● Do this:
Nothing after the line with "gross debt as" belongs in the copy; extract the lines below from the top through that line, pictures left out.

● Data shown:

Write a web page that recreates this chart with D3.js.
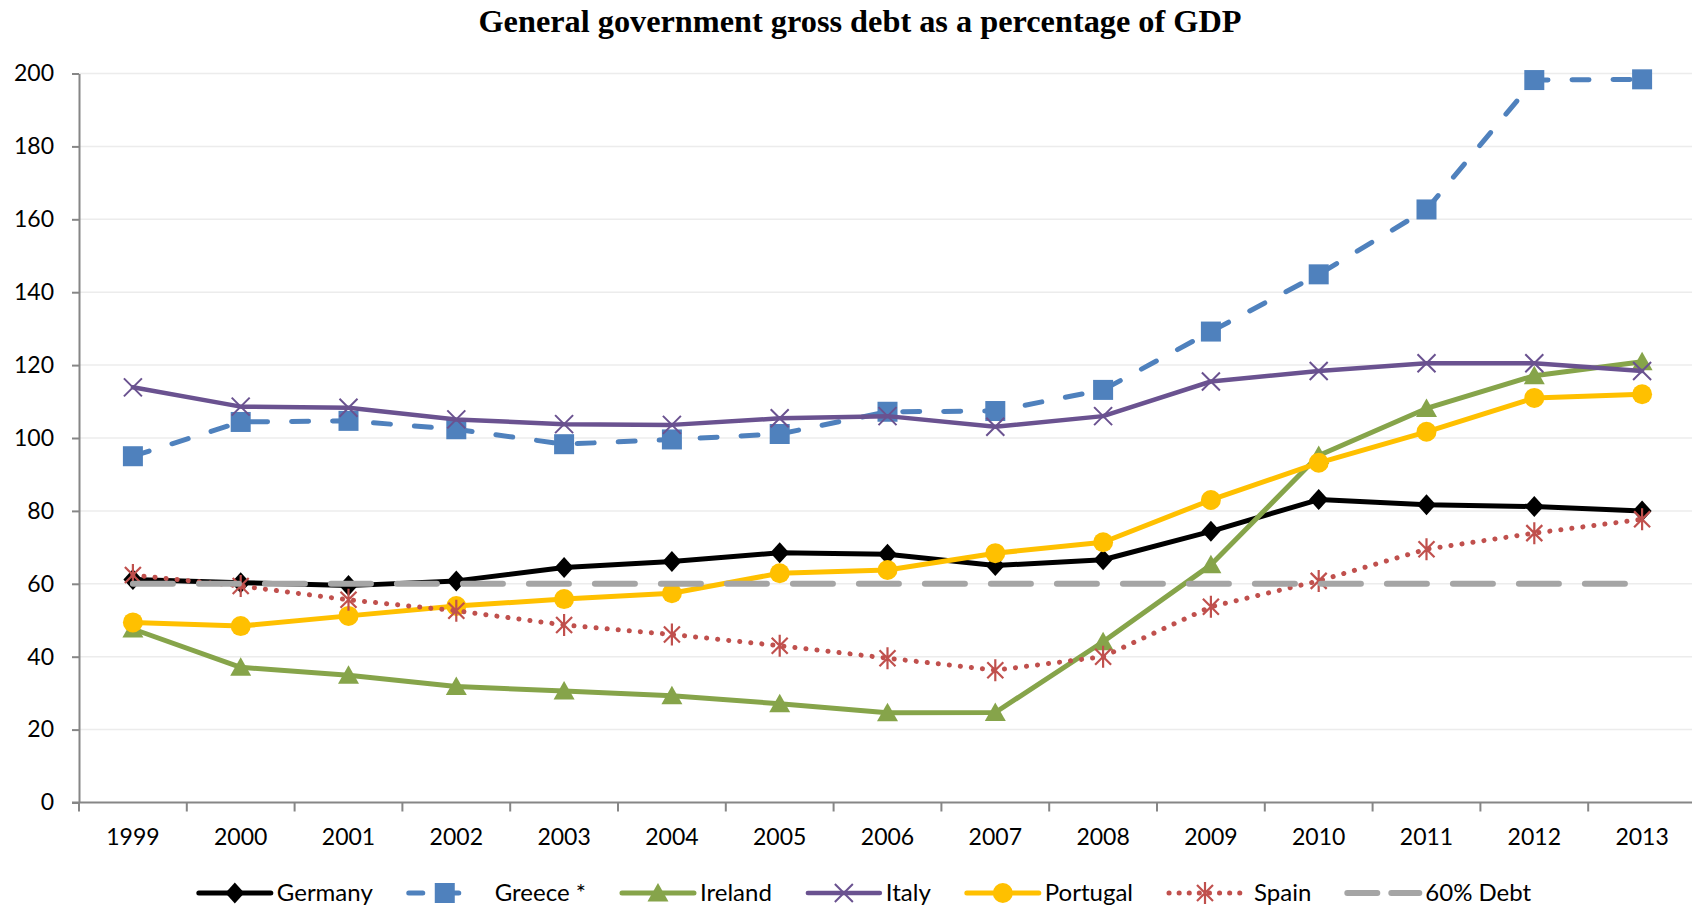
<!DOCTYPE html>
<html>
<head>
<meta charset="utf-8">
<script src="https://cdn.jsdelivr.net/npm/d3@7/dist/d3.min.js"></script>
<style>
  html, body { margin: 0; padding: 0; background: #fff; }
  svg { display: block; }
</style>
</head>
<body>
<svg id="chart" width="1692" height="908"></svg>
<script>
// General government gross debt (% of GDP), 1999-2013
const years = ["1999","2000","2001","2002","2003","2004","2005","2006","2007","2008","2009","2010","2011","2012","2013"];
const germany  = [61.2, 60.3, 59.5, 60.8, 64.5, 66.1, 68.5, 68.1, 65.0, 66.6, 74.4, 83.1, 81.7, 81.2, 80.0];
const greece   = [95.0, 104.4, 104.7, 102.4, 98.3, 99.6, 101.1, 107.2, 107.4, 113.2, 129.2, 144.9, 162.7, 198.2, 198.4];
const ireland  = [47.6, 37.1, 34.9, 31.8, 30.6, 29.3, 27.1, 24.6, 24.7, 44.1, 65.2, 95.2, 108.1, 117.1, 120.9];
const italy    = [113.9, 108.6, 108.3, 105.1, 103.8, 103.6, 105.4, 106.0, 103.1, 106.0, 115.5, 118.4, 120.5, 120.5, 118.4];
const portugal = [49.4, 48.4, 51.2, 53.9, 55.8, 57.4, 62.9, 63.8, 68.4, 71.4, 83.0, 93.2, 101.7, 111.0, 112.0];
const spain    = [62.4, 59.4, 55.6, 52.6, 48.7, 46.1, 43.0, 39.6, 36.3, 40.0, 53.7, 60.8, 69.5, 73.9, 77.7];
const debt60   = [60, 60, 60, 60, 60, 60, 60, 60, 60, 60, 60, 60, 60, 60, 60];
const yTicks = [0, 20, 40, 60, 80, 100, 120, 140, 160, 180, 200];
const seriesNames = ["Germany", "Greece *", "Ireland", "Italy", "Portugal", "Spain", "60% Debt"];
const title = "General government gross debt as a percentage of GDP";

// Line and marker styling per series
const styles = [
  { color: "#000000", width: 5,   dash: null,      legendDash: null,      marker: "diamond",  textGap: 6 },
  { color: "#4F81BD", width: 5,   dash: "17,24",   legendDash: "14,22",   marker: "square",   textGap: 14 },
  { color: "#86A44A", width: 5,   dash: null,      legendDash: null,      marker: "triangle", textGap: 6 },
  { color: "#6A5290", width: 4.5, dash: null,      legendDash: null,      marker: "x",        textGap: 6 },
  { color: "#FFC000", width: 5,   dash: null,      legendDash: null,      marker: "circle",   textGap: 6 },
  { color: "#C0504D", width: 5,   dash: "0.1,11",  legendDash: "0.1,10",  marker: "star",     textGap: 13 },
  { color: "#A5A5A5", width: 6,   dash: "40,26",   legendDash: "30,14",   marker: null,       textGap: 6 }
];
const seriesData = [germany, greece, ireland, italy, portugal, spain, debt60];

const font = "Lato, 'Open Sans', sans-serif";
const svg = d3.select("#chart");
svg.append("rect").attr("width", 1692).attr("height", 908).attr("fill", "#fff");

const plotLeft = 79, plotRight = 1696, plotTop = 73.5, plotBottom = 802.5;
const x = d3.scaleBand().domain(years).range([plotLeft, plotRight]);
const y = d3.scaleLinear().domain([0, 200]).range([plotBottom, plotTop]);

// Title
svg.append("text")
  .attr("x", 860).attr("y", 32)
  .attr("text-anchor", "middle")
  .attr("font-family", "'Liberation Serif', 'Times New Roman', serif")
  .attr("font-weight", "bold")
  .attr("font-size", 32.3)
  .text(title);

// Horizontal gridlines
svg.append("g")
  .selectAll("line")
  .data(yTicks.filter(d => d > 0))
  .join("line")
  .attr("x1", plotLeft).attr("x2", plotRight)
  .attr("y1", d => y(d)).attr("y2", d => y(d))
  .attr("stroke", "#ECECEC").attr("stroke-width", 1.5);

// Y axis
const yAxis = svg.append("g")
  .attr("transform", `translate(${plotLeft},0)`)
  .call(d3.axisLeft(y).tickValues(yTicks).tickSize(7).tickPadding(18).tickSizeOuter(0));
yAxis.select(".domain").attr("stroke", "#868686").attr("stroke-width", 2);
yAxis.selectAll(".tick line").attr("stroke", "#868686").attr("stroke-width", 2);
yAxis.selectAll(".tick text").attr("font-family", font).attr("font-size", 23).attr("fill", "#000");

// X axis: labels centred in each band, tick marks on band boundaries
const xAxis = svg.append("g")
  .attr("transform", `translate(0,${plotBottom})`)
  .call(d3.axisBottom(x).tickSize(0).tickPadding(26).tickSizeOuter(0));
xAxis.select(".domain").attr("stroke", "#868686").attr("stroke-width", 2)
  .attr("d", `M${plotLeft - 7},0H${plotRight}`);
xAxis.selectAll(".tick text").attr("font-family", font).attr("font-size", 23).attr("fill", "#000");
const boundaries = years.map(d => x(d)).concat([x(years[years.length - 1]) + x.bandwidth()]);
xAxis.append("g").selectAll("line")
  .data(boundaries)
  .join("line")
  .attr("x1", d => d).attr("x2", d => d)
  .attr("y1", 0).attr("y2", 9)
  .attr("stroke", "#868686").attr("stroke-width", 2);

// Marker shapes
function drawMarker(g, type, color) {
  if (type === "diamond") {
    g.append("path").attr("d", "M0,-10.5L9.5,0L0,10.5L-9.5,0Z").attr("fill", color);
  } else if (type === "square") {
    g.append("rect").attr("x", -10).attr("y", -10).attr("width", 20).attr("height", 20).attr("fill", color);
  } else if (type === "triangle") {
    g.append("path").attr("d", "M0,-10L10.5,8.5L-10.5,8.5Z").attr("fill", color);
  } else if (type === "circle") {
    g.append("circle").attr("r", 10).attr("fill", color);
  } else if (type === "x") {
    g.append("path").attr("d", "M-9,-9L9,9M-9,9L9,-9")
      .attr("stroke", color).attr("stroke-width", 2).attr("fill", "none");
  } else if (type === "star") {
    g.append("path").attr("d", "M-8,-8L8,8M-8,8L8,-8M0,-11L0,11")
      .attr("stroke", color).attr("stroke-width", 2.2).attr("fill", "none");
  }
}

const cx = d => x(d) + x.bandwidth() / 2;
const line = d3.line().x((d, i) => cx(years[i])).y(d => y(d));

// Series lines with markers
seriesData.forEach((vals, si) => {
  const st = styles[si];
  const g = svg.append("g").attr("class", "series");
  g.append("path")
    .datum(vals)
    .attr("d", line)
    .attr("fill", "none")
    .attr("stroke", st.color)
    .attr("stroke-width", st.width)
    .attr("stroke-linejoin", "round")
    .attr("stroke-linecap", "round")
    .attr("stroke-dasharray", st.dash);
  if (st.marker) {
    vals.forEach((v, i) => {
      const mg = g.append("g").attr("transform", `translate(${cx(years[i])},${y(v)})`);
      drawMarker(mg, st.marker, st.color);
    });
  }
});

// Legend
const legend = svg.append("g");
const legendY = 893;
const items = [];
seriesNames.forEach((name, si) => {
  const st = styles[si];
  const g = legend.append("g");
  g.append("line")
    .attr("x1", 0).attr("x2", 72)
    .attr("y1", 0).attr("y2", 0)
    .attr("stroke", st.color).attr("stroke-width", st.width)
    .attr("stroke-linecap", "round")
    .attr("stroke-dasharray", st.legendDash);
  if (st.marker) {
    const mg = g.append("g").attr("transform", "translate(36,0)");
    drawMarker(mg, st.marker, st.color);
  }
  const tx = 72 + st.textGap;
  const t = g.append("text")
    .attr("x", tx).attr("y", 0).attr("dy", "0.35em")
    .attr("font-family", font).attr("font-size", 24).attr("fill", "#000")
    .text(name);
  items.push({ g, w: tx + t.node().getComputedTextLength() });
});
const gap = 36;
const total = d3.sum(items, d => d.w) + gap * (items.length - 1);
let lx = 865 - total / 2;
items.forEach(it => {
  it.g.attr("transform", `translate(${lx},${legendY})`);
  lx += it.w + gap;
});
</script>
</body>
</html>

● Full response:
Write a web page that recreates this chart with D3.js.
<!DOCTYPE html>
<html>
<head>
<meta charset="utf-8">
<script src="https://cdn.jsdelivr.net/npm/d3@7/dist/d3.min.js"></script>
<style>
  html, body { margin: 0; padding: 0; background: #fff; }
  svg { display: block; }
</style>
</head>
<body>
<svg id="chart" width="1692" height="908"></svg>
<script>
// General government gross debt (% of GDP), 1999-2013
const years = ["1999","2000","2001","2002","2003","2004","2005","2006","2007","2008","2009","2010","2011","2012","2013"];
const germany  = [61.2, 60.3, 59.5, 60.8, 64.5, 66.1, 68.5, 68.1, 65.0, 66.6, 74.4, 83.1, 81.7, 81.2, 80.0];
const greece   = [95.0, 104.4, 104.7, 102.4, 98.3, 99.6, 101.1, 107.2, 107.4, 113.2, 129.2, 144.9, 162.7, 198.2, 198.4];
const ireland  = [47.6, 37.1, 34.9, 31.8, 30.6, 29.3, 27.1, 24.6, 24.7, 44.1, 65.2, 95.2, 108.1, 117.1, 120.9];
const italy    = [113.9, 108.6, 108.3, 105.1, 103.8, 103.6, 105.4, 106.0, 103.1, 106.0, 115.5, 118.4, 120.5, 120.5, 118.4];
const portugal = [49.4, 48.4, 51.2, 53.9, 55.8, 57.4, 62.9, 63.8, 68.4, 71.4, 83.0, 93.2, 101.7, 111.0, 112.0];
const spain    = [62.4, 59.4, 55.6, 52.6, 48.7, 46.1, 43.0, 39.6, 36.3, 40.0, 53.7, 60.8, 69.5, 73.9, 77.7];
const debt60   = [60, 60, 60, 60, 60, 60, 60, 60, 60, 60, 60, 60, 60, 60, 60];
const yTicks = [0, 20, 40, 60, 80, 100, 120, 140, 160, 180, 200];
const seriesNames = ["Germany", "Greece *", "Ireland", "Italy", "Portugal", "Spain", "60% Debt"];
const title = "General government gross debt as a percentage of GDP";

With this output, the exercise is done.